**Goal**
Return the material exactly, first line through the line containing "from bokeh.resources import INLINE", and nothing more. Pictures stay out.

**Material**
····················
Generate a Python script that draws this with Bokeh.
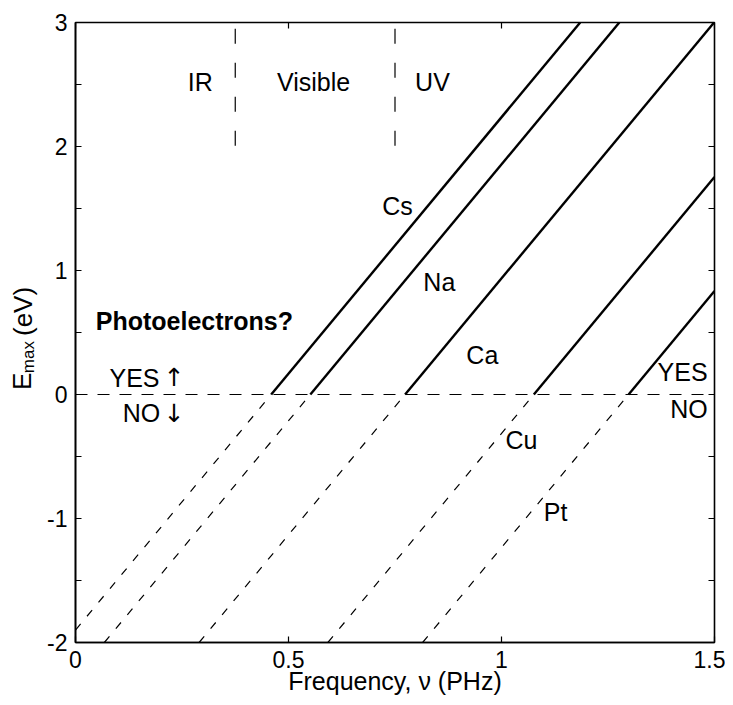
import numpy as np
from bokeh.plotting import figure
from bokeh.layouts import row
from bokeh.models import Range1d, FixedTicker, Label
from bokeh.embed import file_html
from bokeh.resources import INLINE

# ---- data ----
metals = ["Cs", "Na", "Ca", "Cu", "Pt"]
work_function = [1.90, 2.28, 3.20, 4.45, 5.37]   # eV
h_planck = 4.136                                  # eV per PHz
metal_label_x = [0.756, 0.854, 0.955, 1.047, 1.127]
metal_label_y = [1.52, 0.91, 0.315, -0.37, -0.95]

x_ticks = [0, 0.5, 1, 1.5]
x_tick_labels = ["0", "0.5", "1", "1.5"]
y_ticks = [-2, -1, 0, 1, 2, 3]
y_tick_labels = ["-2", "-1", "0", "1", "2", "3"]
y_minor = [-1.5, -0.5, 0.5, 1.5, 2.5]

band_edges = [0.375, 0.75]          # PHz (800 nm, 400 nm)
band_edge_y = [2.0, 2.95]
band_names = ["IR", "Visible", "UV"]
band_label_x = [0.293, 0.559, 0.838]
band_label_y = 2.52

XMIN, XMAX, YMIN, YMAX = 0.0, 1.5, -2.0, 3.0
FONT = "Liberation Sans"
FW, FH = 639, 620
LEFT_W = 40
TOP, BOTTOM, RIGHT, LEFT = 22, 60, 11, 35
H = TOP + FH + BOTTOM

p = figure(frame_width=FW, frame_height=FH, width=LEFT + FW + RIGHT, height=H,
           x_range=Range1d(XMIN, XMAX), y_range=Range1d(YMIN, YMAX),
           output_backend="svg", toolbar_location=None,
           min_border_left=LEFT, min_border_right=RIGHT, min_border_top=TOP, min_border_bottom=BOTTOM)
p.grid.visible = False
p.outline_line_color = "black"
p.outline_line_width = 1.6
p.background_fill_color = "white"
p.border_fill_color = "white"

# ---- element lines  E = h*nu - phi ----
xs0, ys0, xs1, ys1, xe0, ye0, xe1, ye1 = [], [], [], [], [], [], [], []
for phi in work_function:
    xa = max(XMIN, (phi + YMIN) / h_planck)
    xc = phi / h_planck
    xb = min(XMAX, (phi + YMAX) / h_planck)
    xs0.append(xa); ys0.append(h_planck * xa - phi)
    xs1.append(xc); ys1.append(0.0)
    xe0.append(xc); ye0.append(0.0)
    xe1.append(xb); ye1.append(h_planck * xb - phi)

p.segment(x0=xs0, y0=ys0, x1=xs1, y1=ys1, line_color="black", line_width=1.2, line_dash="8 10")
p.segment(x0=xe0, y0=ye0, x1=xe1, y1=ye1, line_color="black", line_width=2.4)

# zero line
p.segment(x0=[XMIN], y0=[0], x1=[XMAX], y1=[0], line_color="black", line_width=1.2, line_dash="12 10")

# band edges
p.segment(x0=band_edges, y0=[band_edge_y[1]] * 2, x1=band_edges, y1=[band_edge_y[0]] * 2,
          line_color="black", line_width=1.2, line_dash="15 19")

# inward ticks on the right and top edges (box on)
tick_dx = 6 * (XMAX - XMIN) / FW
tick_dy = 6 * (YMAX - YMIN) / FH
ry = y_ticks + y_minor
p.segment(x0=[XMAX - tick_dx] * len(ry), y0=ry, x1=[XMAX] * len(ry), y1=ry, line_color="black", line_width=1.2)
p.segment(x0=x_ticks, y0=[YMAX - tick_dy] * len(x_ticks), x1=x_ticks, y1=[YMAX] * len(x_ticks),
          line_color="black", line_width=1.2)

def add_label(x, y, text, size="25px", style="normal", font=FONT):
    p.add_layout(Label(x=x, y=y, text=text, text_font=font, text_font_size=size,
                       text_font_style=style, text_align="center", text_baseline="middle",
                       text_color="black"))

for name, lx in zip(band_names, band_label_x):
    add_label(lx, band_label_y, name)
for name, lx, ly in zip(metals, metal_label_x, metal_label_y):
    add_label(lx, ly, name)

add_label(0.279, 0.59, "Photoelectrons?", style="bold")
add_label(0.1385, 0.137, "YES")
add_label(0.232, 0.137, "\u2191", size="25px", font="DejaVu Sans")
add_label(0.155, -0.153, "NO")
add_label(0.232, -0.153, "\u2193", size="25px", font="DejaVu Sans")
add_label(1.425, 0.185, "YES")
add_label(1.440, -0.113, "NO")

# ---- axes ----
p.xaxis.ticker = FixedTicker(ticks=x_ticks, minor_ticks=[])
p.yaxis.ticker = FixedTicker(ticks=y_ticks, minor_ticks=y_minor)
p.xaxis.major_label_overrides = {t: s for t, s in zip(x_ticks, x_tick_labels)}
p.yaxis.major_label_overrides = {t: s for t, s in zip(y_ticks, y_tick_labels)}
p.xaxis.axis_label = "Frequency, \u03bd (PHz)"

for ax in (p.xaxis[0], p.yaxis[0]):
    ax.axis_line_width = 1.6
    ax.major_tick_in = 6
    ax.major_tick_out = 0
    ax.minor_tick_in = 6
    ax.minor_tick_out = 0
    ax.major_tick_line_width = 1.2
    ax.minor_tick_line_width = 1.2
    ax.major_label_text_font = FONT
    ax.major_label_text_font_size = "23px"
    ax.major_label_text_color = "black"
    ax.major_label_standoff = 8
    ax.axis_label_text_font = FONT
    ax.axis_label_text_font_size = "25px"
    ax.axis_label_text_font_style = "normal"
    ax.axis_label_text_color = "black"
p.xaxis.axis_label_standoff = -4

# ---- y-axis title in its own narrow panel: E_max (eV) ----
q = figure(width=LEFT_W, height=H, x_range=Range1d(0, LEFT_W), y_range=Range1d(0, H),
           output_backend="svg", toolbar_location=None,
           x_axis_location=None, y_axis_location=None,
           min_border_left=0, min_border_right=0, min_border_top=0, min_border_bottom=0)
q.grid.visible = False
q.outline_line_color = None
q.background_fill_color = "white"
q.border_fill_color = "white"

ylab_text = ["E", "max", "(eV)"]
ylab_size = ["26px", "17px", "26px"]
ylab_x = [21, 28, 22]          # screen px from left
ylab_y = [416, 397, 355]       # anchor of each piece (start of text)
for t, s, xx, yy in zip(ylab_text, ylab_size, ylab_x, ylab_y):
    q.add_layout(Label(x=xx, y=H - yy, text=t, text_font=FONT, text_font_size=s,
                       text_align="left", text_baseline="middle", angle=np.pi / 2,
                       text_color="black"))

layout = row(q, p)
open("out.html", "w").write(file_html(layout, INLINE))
····················
**Response to this task**
Generate a Python script that draws this with Bokeh.
import numpy as np
from bokeh.plotting import figure
from bokeh.layouts import row
from bokeh.models import Range1d, FixedTicker, Label
from bokeh.embed import file_html
from bokeh.resources import INLINE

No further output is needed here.